Liputan6.com, Bandung - Pusat Riset Iklim dan Atmosfer Badan Riset dan Inovasi Nasional (BRIN) menyatakan telah terjadi perubahan klimatologis di Indonesia dalam 19 tahun yaitu periode 2001-2019.
Hasil itu merupakan dari pengembangan model dalam aplikasi Sistem Kajian Awal Musim Jangka Madya (Kamajaya) berbasis model atmosfer.
Advertisement
Menurut Peneliti Pusat Riset Iklim dan Atmosfer BRIN, Erma Yulihastin, adanya perubahan klimatologis ini memicu durasi musim hujan lebih panjang terjadi di beberapa wilayah di Indonesia, khususnya di selatan.
"Karena di Selatan Indonesia ini lah tempatnya food production itu. Sentra pangan itu ada di sini (selatan) dan penduduk terbanyak juga ada di sini. Jadi kami konsen untuk Wilayah Selatan Indonesia," ujar Erma dalam Webinar Hari Meteorologi Dunia ke-73 dicuplik dari akun Youtube MKG ITERA, Bandung, Jumat, 31 Maret 2023.
Erma menyebutkan dari hasil penelitian soal perubahan klimatologis terlihat di Sumatera Selatan dan Kalimantan serta sebagian wilayah di selatan Pulau Sulawesi terjadi penambahan musim hujan selama 49 hari.
Sementara, di Lampung dan bagian barat Pulau Jawa durasi musim hujan berlangsung lebih panjang 12 hari.
Erma mengatakan selama musim hujan akan terjadi peningkatan hujan yang lebih ekstrem, dan selama musim kemarau hujan ekstrem semakin sering terjadi di Jawa Timur, Nusa Tenggara Barat (NTB) dan Nusa Tenggara Timur (NTT).
"Namun durasi hari kering mengalami peningkatan selama musim hujan untuk wilayah selatan Indonesia. Hasil penelitian tim di BRIN, menunjukkan perubahan temperatur signifikan di Pulau Sumatra, Jawa, dan Kalimantan dalam proyeksi penelitian tahun 2021-2050 terhadap 1991 2020," kata Erma.

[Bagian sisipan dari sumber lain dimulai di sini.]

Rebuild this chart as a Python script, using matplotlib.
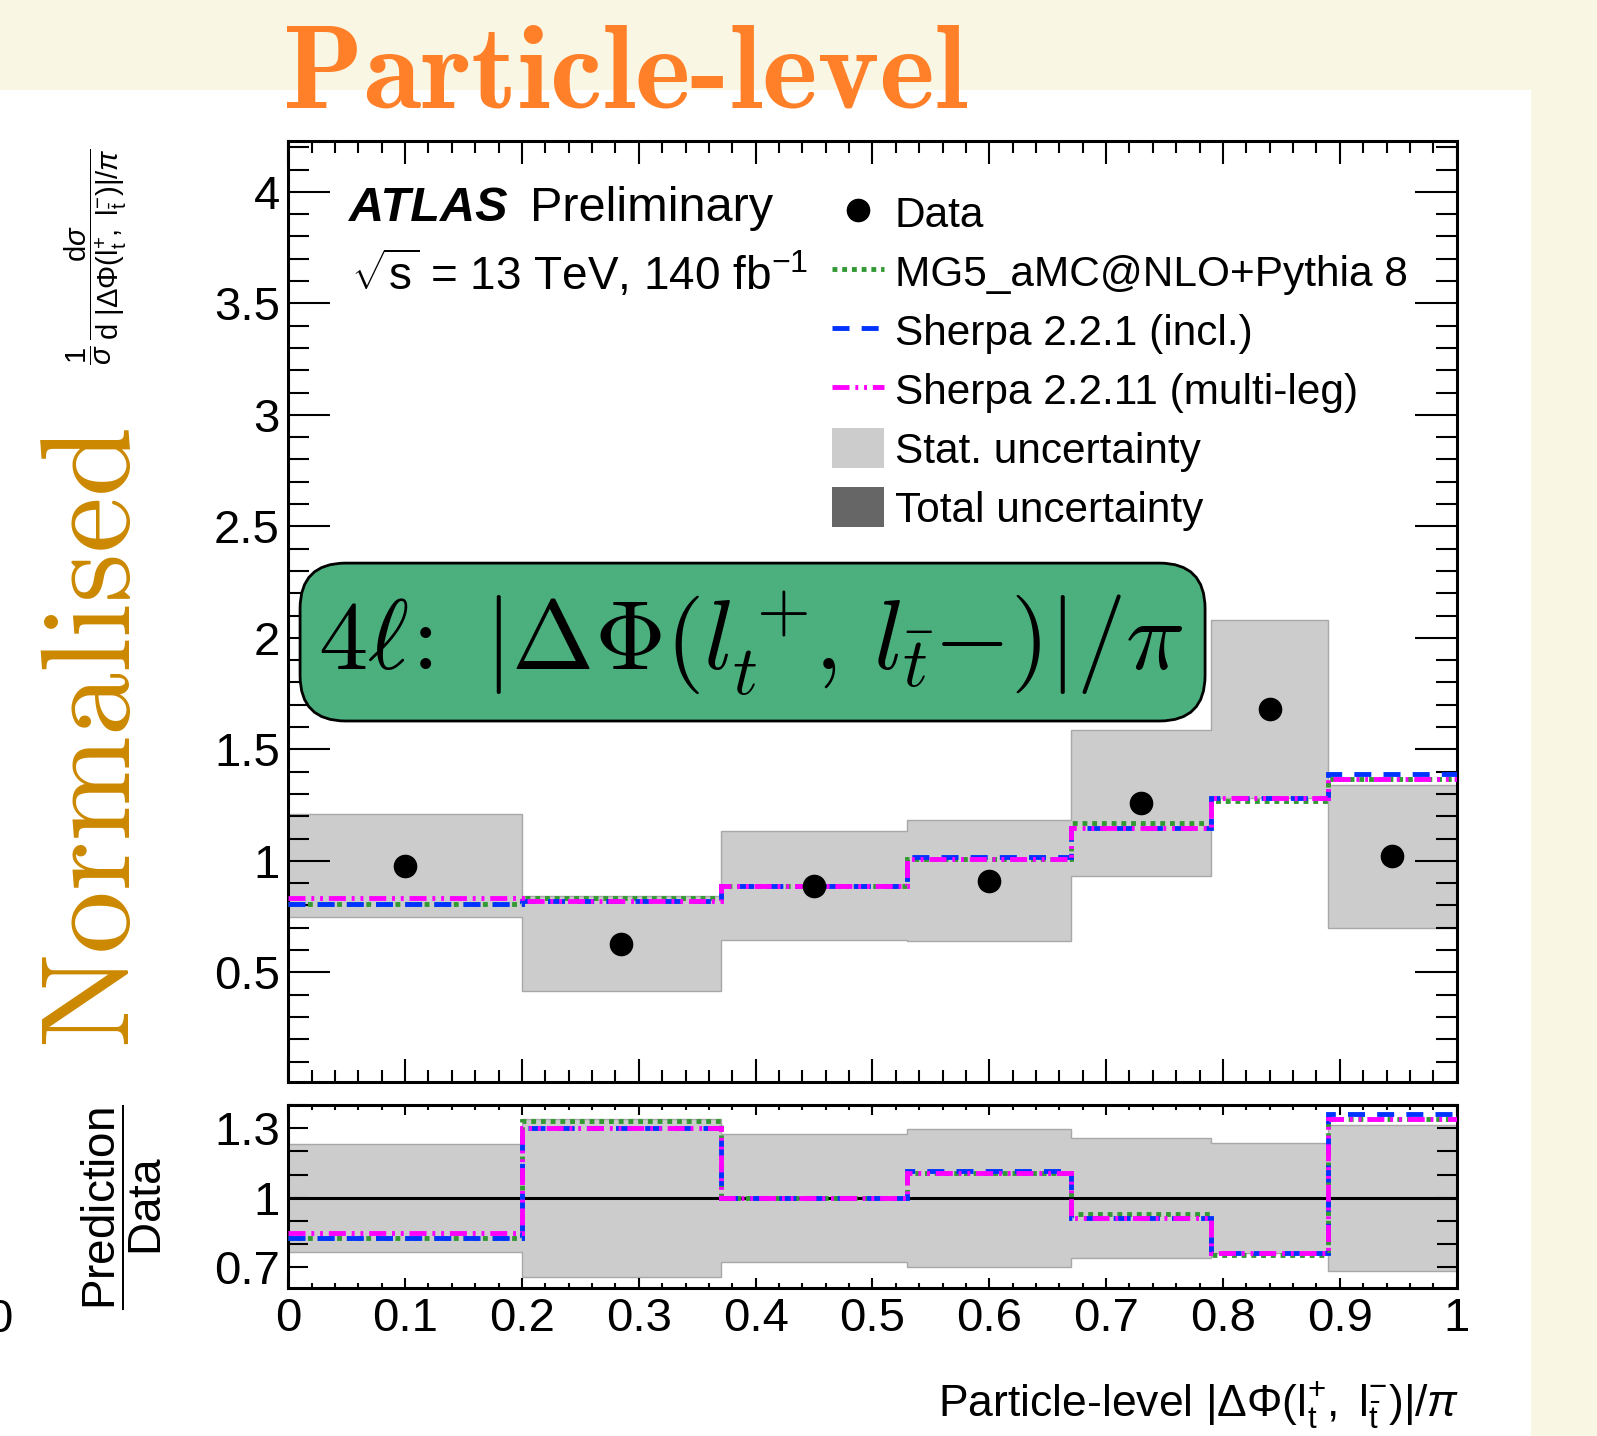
import numpy as np
import matplotlib
matplotlib.use('Agg')
import matplotlib.pyplot as plt
from matplotlib.patches import FancyBboxPatch, Patch, Rectangle
from matplotlib.lines import Line2D
from matplotlib.ticker import MultipleLocator, FixedLocator, FormatStrFormatter

plt.rcParams['font.family'] = ['Liberation Sans', 'DejaVu Sans']
plt.rcParams['mathtext.fontset'] = 'custom'
plt.rcParams['mathtext.rm'] = 'Liberation Sans'
plt.rcParams['mathtext.it'] = 'Liberation Sans:italic'
plt.rcParams['mathtext.bf'] = 'Liberation Sans:bold'

# |dPhi(l+, l-)|/pi binning
edges = [0.0, 0.2, 0.37, 0.53, 0.67, 0.79, 0.89, 1.0]
centres = [0.1, 0.285, 0.45, 0.6, 0.73, 0.84, 0.945]

# unfolded data and stat. uncertainty
data = [0.979, 0.628, 0.888, 0.911, 1.258, 1.682, 1.021]
stat_err = [0.229, 0.213, 0.245, 0.272, 0.327, 0.400, 0.320]

# predictions
mg5 = [0.808, 0.835, 0.886, 1.010, 1.171, 1.270, 1.366]
sherpa221 = [0.808, 0.818, 0.888, 1.015, 1.147, 1.283, 1.389]
sherpa2211 = [0.832, 0.818, 0.888, 1.007, 1.147, 1.283, 1.366]

c_mg5, c_sh1, c_sh2 = '#339933', '#0033ff', '#ff00ff'
ls_mg5 = (0, (1.0, 1.0))
ls_sh1 = (0, (3.5, 2.5))
ls_sh2 = (0, (3.5, 1.2, 0.6, 1.2, 0.6, 1.2))

d = np.array(data)
e = np.array(stat_err)

fig = plt.figure(figsize=(15.97, 14.36), dpi=100, facecolor='#faf6e4')
fig.add_artist(Rectangle((0, 0), 1531/1597, 1 - 90/1436, transform=fig.transFigure,
                         fc='white', ec='none', zorder=-10))

ax = fig.add_axes([0.1805, 0.2468, 0.7316, 0.6553])
rax = fig.add_axes([0.1805, 0.1028, 0.7316, 0.1277])

# --- main panel
ax.stairs(d + e, edges, baseline=d - e, fill=True, facecolor='#cccccc',
          edgecolor='#a8a8a8', lw=1, zorder=1)
ax.stairs(mg5, edges, baseline=None, color=c_mg5, lw=3.5, ls=ls_mg5, zorder=3)
ax.stairs(sherpa221, edges, baseline=None, color=c_sh1, lw=3.5, ls=ls_sh1, zorder=3)
ax.stairs(sherpa2211, edges, baseline=None, color=c_sh2, lw=3.5, ls=ls_sh2, zorder=3)
ax.plot(centres, data, 'o', color='k', ms=16, zorder=5)

ax.set_xlim(0, 1)
ax.set_ylim(0.01, 4.23)
ax.xaxis.set_major_locator(MultipleLocator(0.1))
ax.xaxis.set_minor_locator(MultipleLocator(0.02))
ax.yaxis.set_major_locator(MultipleLocator(0.5))
ax.yaxis.set_minor_locator(MultipleLocator(0.1))
ax.yaxis.set_major_formatter(FormatStrFormatter('%g'))
ax.tick_params(which='both', direction='in', top=True, right=True, width=1.5,
               labelbottom=False, labelsize=34, pad=6)
ax.tick_params(axis='y', which='major', length=30)
ax.tick_params(axis='y', which='minor', length=15)
ax.tick_params(axis='x', which='major', length=16.5)
ax.tick_params(axis='x', which='minor', length=8.6)
for s in ax.spines.values():
    s.set_linewidth(2.2)

ax.text(0.052, 0.9146, 'ATLAS', transform=ax.transAxes, fontsize=35,
        weight='bold', style='italic', va='baseline')
ax.text(0.207, 0.9146, 'Preliminary', transform=ax.transAxes, fontsize=35, va='baseline')
ax.text(0.054, 0.841, r'$\sqrt{\mathrm{s}}$ = 13 TeV, 140 fb$^{\mathrm{-1}}$',
        transform=ax.transAxes, fontsize=33, va='baseline')

handles = [Line2D([], [], marker='o', ls='none', color='k', ms=16),
           Line2D([], [], color=c_mg5, lw=3.5, ls=ls_mg5),
           Line2D([], [], color=c_sh1, lw=3.5, ls=ls_sh1),
           Line2D([], [], color=c_sh2, lw=3.5, ls=ls_sh2),
           Patch(fc='#cccccc', ec='none'),
           Patch(fc='#666666', ec='none')]
labels = ['Data', 'MG5_aMC@NLO+Pythia 8', 'Sherpa 2.2.1 (incl.)',
          'Sherpa 2.2.11 (multi-leg)', 'Stat. uncertainty', 'Total uncertainty']
ax.legend(handles, labels, loc='upper left', bbox_to_anchor=(0.465, 0.945),
          frameon=False, fontsize=30.5, handlelength=1.25, handleheight=1.07,
          handletextpad=0.24, labelspacing=0.37, borderpad=0, borderaxespad=0)

# observable tag
box = FancyBboxPatch((0.0101, 0.3832), 0.7746, 0.1678, transform=ax.transAxes,
                     boxstyle='round,pad=0,rounding_size=0.039', mutation_aspect=1.241,
                     fc='#4caf7e', ec='k', lw=2, zorder=10, clip_on=False)
ax.add_patch(box)
ax.text(0.396, 0.465, r'$4\ell\!:\ |\Delta\Phi(l_t^+\!,\,l_{\bar{t}}{-})|/\pi$',
        transform=ax.transAxes, math_fontfamily='cm', fontsize=71,
        ha='center', va='center', zorder=11)

# --- ratio panel
rel = e / d
rax.stairs(1 + rel, edges, baseline=1 - rel, fill=True, facecolor='#cccccc',
           edgecolor='#a8a8a8', lw=1, zorder=1)
rax.axhline(1, color='k', lw=2.2, zorder=2)
rax.stairs(np.array(mg5) / d, edges, baseline=None, color=c_mg5, lw=3.5, ls=ls_mg5, zorder=3)
rax.stairs(np.array(sherpa221) / d, edges, baseline=None, color=c_sh1, lw=3.5, ls=ls_sh1, zorder=3)
rax.stairs(np.array(sherpa2211) / d, edges, baseline=None, color=c_sh2, lw=3.5, ls=ls_sh2, zorder=3)

rax.set_xlim(0, 1)
rax.set_ylim(0.61, 1.40)
rax.xaxis.set_major_locator(MultipleLocator(0.1))
rax.xaxis.set_minor_locator(MultipleLocator(0.02))
rax.xaxis.set_major_formatter(FormatStrFormatter('%g'))
rax.yaxis.set_major_locator(FixedLocator([0.7, 1.0, 1.3]))
rax.yaxis.set_minor_locator(MultipleLocator(0.1))
rax.yaxis.set_major_formatter(FormatStrFormatter('%g'))
rax.tick_params(which='both', direction='in', top=True, right=True, width=1.5,
                labelsize=34, pad=6)
rax.tick_params(axis='y', which='both', length=14.4)
rax.tick_params(axis='x', which='major', length=7.2)
rax.tick_params(axis='x', which='minor', length=3.6)
for s in rax.spines.values():
    s.set_linewidth(2.2)

# --- axis titles and decorations
fig.text(0.914, 0.0139,
         r'Particle-level $|\Delta\Phi(\mathrm{l}^{+}_{\mathrm{t}},\ \mathrm{l}^{-}_{\bar{\mathrm{t}}})|/\pi$',
         fontsize=32, ha='right', va='baseline')
fig.text(0.060, 0.897,
         r'$\dfrac{1}{\sigma}\,\dfrac{\mathrm{d}\sigma}{\mathrm{d}\ |\Delta\Phi(\mathrm{l}^{+}_{\mathrm{t}},\ \mathrm{l}^{-}_{\bar{\mathrm{t}}})|/\pi}$',
         fontsize=21, rotation=90, ha='center', va='top')
fig.text(0.0764, 0.1595, r'$\dfrac{\mathrm{Prediction}}{\mathrm{Data}}$',
         fontsize=33, rotation=90, ha='center', va='center')
fig.text(-0.009, 0.0724, '0', fontsize=34, va='baseline')

fig.text(0.1772, 0.9248, 'Particle-level', fontsize=85, family='cmb10',
         color='#ff8029', va='baseline')
fig.text(0.059, 0.4895, 'Normalised', fontsize=91, family='cmr10',
         color='#cc8800', rotation=90, ha='center', va='center')

fig.savefig('out.png', dpi=100, facecolor=fig.get_facecolor())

Dampak di Sejumlah Wilayah
Erma menuturkan untuk temperatur minimum mengalami penurunan di sebagian besar Pantai Laut Utara (Pantura) Jawa Tengah dan Jawa Timur, serta bagian tengah Jawa Barat. Temperatur maksimum mengalami peningkatan di sebagian besar Pantura Jawa Tengah dan Jawa Timur.
Sedangkan hari-hari tidak hujan di Kalimantan Tengah dan Kalimantan Selatan diproyeksikan meningkat. Sehingga lebih kering dan mengalami peningkatan kering yang signifikan, sama halnya di Sumatera Selatan, hingga Lampung.
Perubahan iklim ini jelas Erma, menyebabkan terjadinya Badai Vorteks dan Siklon Tropis, di selatan Nusa Tenggara Timur,.
Dampaknya meningkatkan hujan dan menimbulkan banjir di Madura dan wilayah Jawa Timur lainnya. Selain itu, adanya penghangatan suhu permukaan laut di Laut Jawa di utara Jakarta.
"Di sisi lain, suhu permukaan laut yang mendingin terbentuk di Laut China Selatan telah menciptakan tekanan tinggi. Pendinginan suhu laut itu disebut juga dengan istilah cold tongue," jelas Erma.
Erma menambahkan untuk mengantisipasi kebencanaan yang mungkin terjadi dari badai Badai Vorteks dan Siklon Tropis, diperlukan adanya model prediksi cuaca resolusi tinggi secara temporal dan spasial, dengan wilayah dominan yang luas, serta mengedukasi masyarakat secara komprehensif.
Tujuannya guna membangun Weather Ready Nation yang merupakan upaya memaksimalkan peringatan dini terhadap kejadian vortex ini.
Sehingga dapat memastikan jalur koordinasi dan komunikasi di daerah dengan kesigapan maksimal dan meminimalisasi dampak perubahan iklim yang terjadi.